Béatrice Molle-Haran

La mission de Mgr Aillet de plus en plus contrariée

Qui connaît un tant soit peu le territoire voit arriver, s’installer et fleurir ça et là des groupes, écoles et communautés fleurant bon l’extrême droite et liés à l’Evêché

Béatrice Molle-Haran
Béatrice Molle-Haran

La démarche des 60 prêtres du Diocèse de Bayonne et de Lescar Oloron écrivant aux plus hautes autorités ecclésiastiques alertant de leur malaise face aux méthodes de l’évêque Mgr Aillet, traditionnaliste revendiqué, intégriste pour d’autres, et du climat entretenu a été rendue publique par le quotidien Sud-Ouest. A la différence de l’ancienne directrice de l’enseignement catholique du Diocèse Maité Irazoqui qui avait signé de son nom en mars 2016 une tribune sur ce sujet et l’avait fait paraître dans Herria, les prêtres signataires parlent pour le moment, du moins à l’extérieur, sous couvert d’anonymat.

Forte de son expérience au sein de l’Eglise, Maité Irazoqui décrivait une Eglise où de nombreux paroissiens erraient d’église en église remplaçés par des laïcs plus conformes et en accord avec les thèses de Mgr Aillet.

Impossible de revenir sur toutes les déclarations clivantes et politiques du prélat tel que le fameux tweet “l’Etat prétend protéger les citoyens contre Daech et s’engage dans une campagne pro-IGV condamnant des innocents à la violence : illisible !” qui avait suscité l’indignation de plusieurs paroissiens ainsi que de la propre ministre de la Santé.

L’Evêque devant ce tollé avait estimé avoir été mal compris fustigeant un certain climat d’intolérance.
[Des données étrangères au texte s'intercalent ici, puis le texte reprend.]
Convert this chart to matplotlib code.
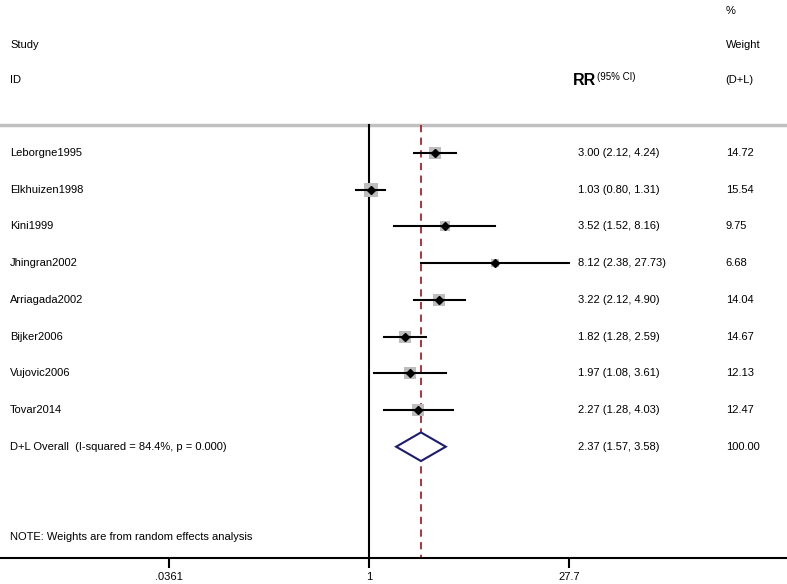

Ce qui résume le mieux la propension politique de Mgr Aillet fut l’épisode de la Gay Pride de Biarritz en juin 2009 lorsqu’il attaqua le maire de la ville, Didier Borotra, qui osait autoriser cette manifestation. Didier Borotra le renvoya dans les cordes en lui rappelant les lois de la République, dont il était le garant.

Curieusement l’Evêque toujours prompt à communiquer est resté étonnamment silencieux après cette nouvelle que l’on peut qualifier de rebellion même si les prêtres signataires ne demandent pas sa démission, mais plus de transparence et une volonté de dialogue.

Car Mgr Aillet sait pertinemment que le Pays Basque est une terre de mission pour le développement de ses thèses. Avec néanmoins une difficulté : le Pays Basque n’est pas une terre d’extrêmes. Il convient donc d’asséner des déclarations provocantes et de laisser infuser. Tout un art qui a forcément ses limites, et qui encourage l’entrisme forcené pratiqué par Mgr Aillet. Qui connaît un tant soit peu le territoire voit arriver, s’installer et fleurir ça et là des groupes, écoles et communautés fleurant bon l’extrême droite et liés à l’Evêché. Soit. C’est donc à ce défi que la communauté catholique du Pays Basque forte de son passé de tolérance et de bienveillance est confrontée. Sans tomber dans le piège de la radicalité mais en nommant les choses. Mais pas que le communauté catholique ! De nombreux anthropologues traitent généralement la religion comme partie intégrante de la culture sous toutes les latitudes. Au Pays Basque, que l’on soit croyant ou athée, la notion de chrétienté fait forcément partie d’un héritage culturel et collectif. Au nom d’une laïcité bien comprise.

Le talon d’achille de l’Evêque est la liberté d’expression et la parole libre. “N’ayez pas peur !”. Cette injonction revient des centaines de fois dans la Bible, car on le sait la peur est mauvaise conseillère et peut faire le lit des extrémismes de tout poil. Gageons que le Pays Basque ne tombera pas dans le piège.